_EXERCISE DETAILS_
Pictures stay out. Extract the lines below from the first one through the line with "const curExt25 = [0.074, 0.55, 5.3, 55, 570, 1160];", both included.
───── SUPPLIED DATA
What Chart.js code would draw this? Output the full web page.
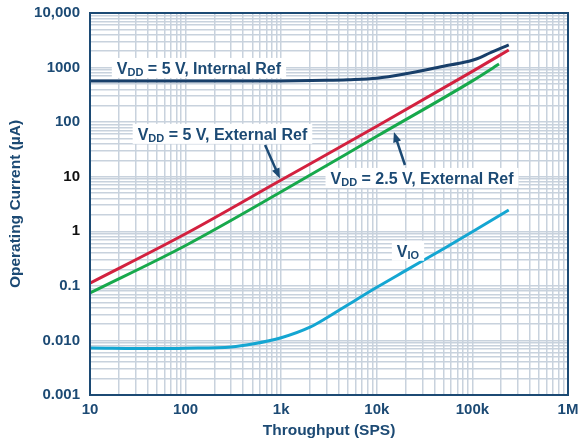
<!DOCTYPE html>
<html>
<head>
<meta charset="utf-8">
<script src="https://cdn.jsdelivr.net/npm/chart.js@4/dist/chart.umd.min.js"></script>
<style>
  html, body { margin: 0; padding: 0; background: #fff; }
</style>
</head>
<body>
<canvas id="correnteChart" width="581" height="438"></canvas>
<script>
// Throughput (SPS) sample points and operating current (µA) per supply config
const thrInternal = [10, 100, 1000, 3000, 5000, 10000, 20000, 50000, 80000, 100000, 120000, 150000, 240000];
const curInternal = [570, 565, 570, 585, 600, 640, 770, 1060, 1240, 1360, 1520, 1830, 2600];

const thrExt5 = [10, 100, 1000, 10000, 100000, 240000];
const curExt5 = [0.112, 0.9, 8.7, 84, 850, 2100];

const thrExt25 = [10, 100, 1000, 10000, 100000, 190000];
const curExt25 = [0.074, 0.55, 5.3, 55, 570, 1160];

const thrVio = [10, 50, 100, 300, 500, 1000, 2000, 3000, 5000, 10000, 20000, 50000, 100000, 240000];
const curVio = [0.0073, 0.0071, 0.0072, 0.0076, 0.0086, 0.0112, 0.0175, 0.026, 0.045, 0.094, 0.19, 0.48, 0.98, 2.45];

// Decade labels for the axes
const xDecades = [10, 100, 1000, 10000, 100000, 1000000];
const xDecadeLabels = ['10', '100', '1k', '10k', '100k', '1M'];
const yDecades = [0.001, 0.01, 0.1, 1, 10, 100, 1000, 10000];
const yDecadeLabels = ['0.001', '0.010', '0.1', '1', '10', '100', '1000', '10,000'];
const yBlackLabels = ['1', '10'];

const navy = '#1c4a74';
const gridColor = '#c8d2dd';
const fontFamily = '"Liberation Sans", Arial, Helvetica, sans-serif';

function toPoints(xs, ys) {
  return xs.map((x, i) => ({ x: x, y: ys[i] }));
}

// 1..9 x 10^n ticks between two decades
function logTicks(decades) {
  const ticks = [];
  for (let d = 0; d < decades.length - 1; d++) {
    for (let m = 1; m <= 9; m++) ticks.push({ value: decades[d] * m });
  }
  ticks.push({ value: decades[decades.length - 1] });
  return ticks;
}

function labelFor(value, decades, labels) {
  for (let i = 0; i < decades.length; i++) {
    if (Math.abs(value / decades[i] - 1) < 1e-6) return labels[i];
  }
  return '';
}

// Annotation tags: V + subscript + rest, anchored in data space
const tags = [
  { x: 138, y: 985, sub: 'DD', rest: ' = 5 V, Internal Ref' },
  { x: 243, y: 61, sub: 'DD', rest: ' = 5 V, External Ref' },
  { x: 29700, y: 9.5, sub: 'DD', rest: ' = 2.5 V, External Ref' },
  { x: 21200, y: 0.44, sub: 'IO', rest: '' }
];
const arrows = [
  { from: [678, 38], to: [970, 9.3] },
  { from: [19700, 16.4], to: [15100, 66] }
];

const annotacoes = {
  id: 'annotacoes',
  afterDatasetsDraw(chart) {
    const ctx = chart.ctx;
    const xs = chart.scales.x, ys = chart.scales.y;
    const big = 'bold 16px ' + fontFamily;
    const small = 'bold 11px ' + fontFamily;
    ctx.save();
    tags.forEach(t => {
      const cx = xs.getPixelForValue(t.x);
      const cy = ys.getPixelForValue(t.y);
      ctx.font = big;
      const w1 = ctx.measureText('V').width;
      const w3 = ctx.measureText(t.rest).width;
      ctx.font = small;
      const w2 = ctx.measureText(t.sub).width;
      const w = w1 + w2 + w3;
      const left = cx - w / 2;
      ctx.fillStyle = '#fff';
      ctx.fillRect(left - 5, cy - 10, w + 10, 20);
      ctx.fillStyle = navy;
      ctx.textBaseline = 'alphabetic';
      ctx.textAlign = 'left';
      ctx.font = big;
      ctx.fillText('V', left, cy + 6);
      ctx.font = small;
      ctx.fillText(t.sub, left + w1, cy + 8.5);
      ctx.font = big;
      ctx.fillText(t.rest, left + w1 + w2, cy + 6);
    });
    arrows.forEach(a => {
      const x0 = xs.getPixelForValue(a.from[0]), y0 = ys.getPixelForValue(a.from[1]);
      const x1 = xs.getPixelForValue(a.to[0]), y1 = ys.getPixelForValue(a.to[1]);
      const ang = Math.atan2(y1 - y0, x1 - x0);
      const head = 11;
      ctx.strokeStyle = navy;
      ctx.lineWidth = 2.5;
      ctx.beginPath();
      ctx.moveTo(x0, y0);
      ctx.lineTo(x1 - Math.cos(ang) * head * 0.8, y1 - Math.sin(ang) * head * 0.8);
      ctx.stroke();
      ctx.fillStyle = navy;
      ctx.beginPath();
      ctx.moveTo(x1, y1);
      ctx.lineTo(x1 - head * Math.cos(ang - 0.38), y1 - head * Math.sin(ang - 0.38));
      ctx.lineTo(x1 - head * Math.cos(ang + 0.38), y1 - head * Math.sin(ang + 0.38));
      ctx.closePath();
      ctx.fill();
    });
    ctx.restore();
  },
  afterDraw(chart) {
    const a = chart.chartArea;
    const ctx = chart.ctx;
    ctx.save();
    ctx.strokeStyle = navy;
    ctx.lineWidth = 2;
    ctx.strokeRect(a.left, a.top, a.right - a.left, a.bottom - a.top);
    ctx.restore();
  }
};

function serie(xs, ys, color) {
  return {
    data: toPoints(xs, ys),
    borderColor: color,
    borderWidth: 3,
    pointRadius: 0,
    fill: false,
    cubicInterpolationMode: 'monotone'
  };
}

const ctx = document.getElementById('correnteChart').getContext('2d');
new Chart(ctx, {
  type: 'line',
  data: {
    datasets: [
      serie(thrVio, curVio, '#14a6d2'),
      serie(thrExt25, curExt25, '#17a94c'),
      serie(thrExt5, curExt5, '#d3213f'),
      serie(thrInternal, curInternal, '#183f6a')
    ]
  },
  options: {
    responsive: false,
    animation: false,
    layout: { padding: { top: 13, right: 13, left: 0, bottom: 0 } },
    plugins: {
      legend: { display: false },
      tooltip: { enabled: false }
    },
    scales: {
      x: {
        type: 'logarithmic',
        min: 10,
        max: 1000000,
        afterBuildTicks: s => { s.ticks = logTicks(xDecades); },
        afterFit: s => { s.height = 43; s.paddingLeft = 0; s.paddingRight = 0; },
        grid: { color: gridColor, lineWidth: 1.5, drawTicks: false },
        border: { color: navy, width: 2 },
        ticks: {
          autoSkip: false,
          maxRotation: 0,
          padding: 6,
          color: navy,
          font: { family: fontFamily, size: 15, weight: 'bold' },
          callback: v => labelFor(v, xDecades, xDecadeLabels)
        },
        title: {
          display: true,
          text: 'Throughput (SPS)',
          color: navy,
          padding: { top: 0, bottom: 0 },
          font: { family: fontFamily, size: 15.5, weight: 'bold', lineHeight: 1 }
        }
      },
      y: {
        type: 'logarithmic',
        min: 0.001,
        max: 10000,
        afterBuildTicks: s => { s.ticks = logTicks(yDecades); },
        afterFit: s => { s.width = 90; s.paddingTop = 0; s.paddingBottom = 0; },
        grid: { color: gridColor, lineWidth: 1.5, drawTicks: false },
        border: { color: navy, width: 2 },
        ticks: {
          autoSkip: false,
          padding: 10,
          color: c => yBlackLabels.includes(labelFor(c.tick.value, yDecades, yDecadeLabels)) ? '#111' : navy,
          font: { family: fontFamily, size: 15, weight: 'bold' },
          callback: v => labelFor(v, yDecades, yDecadeLabels)
        },
        title: {
          display: true,
          text: 'Operating Current (µA)',
          color: navy,
          padding: { top: 8, bottom: 0 },
          font: { family: fontFamily, size: 15.5, weight: 'bold', lineHeight: 1 }
        }
      }
    }
  },
  plugins: [annotacoes]
});
</script>
</body>
</html>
──────────
_ANSWER TO THIS EXERCISE_
What Chart.js code would draw this? Output the full web page.
<!DOCTYPE html>
<html>
<head>
<meta charset="utf-8">
<script src="https://cdn.jsdelivr.net/npm/chart.js@4/dist/chart.umd.min.js"></script>
<style>
  html, body { margin: 0; padding: 0; background: #fff; }
</style>
</head>
<body>
<canvas id="correnteChart" width="581" height="438"></canvas>
<script>
// Throughput (SPS) sample points and operating current (µA) per supply config
const thrInternal = [10, 100, 1000, 3000, 5000, 10000, 20000, 50000, 80000, 100000, 120000, 150000, 240000];
const curInternal = [570, 565, 570, 585, 600, 640, 770, 1060, 1240, 1360, 1520, 1830, 2600];

const thrExt5 = [10, 100, 1000, 10000, 100000, 240000];
const curExt5 = [0.112, 0.9, 8.7, 84, 850, 2100];

const thrExt25 = [10, 100, 1000, 10000, 100000, 190000];
const curExt25 = [0.074, 0.55, 5.3, 55, 570, 1160];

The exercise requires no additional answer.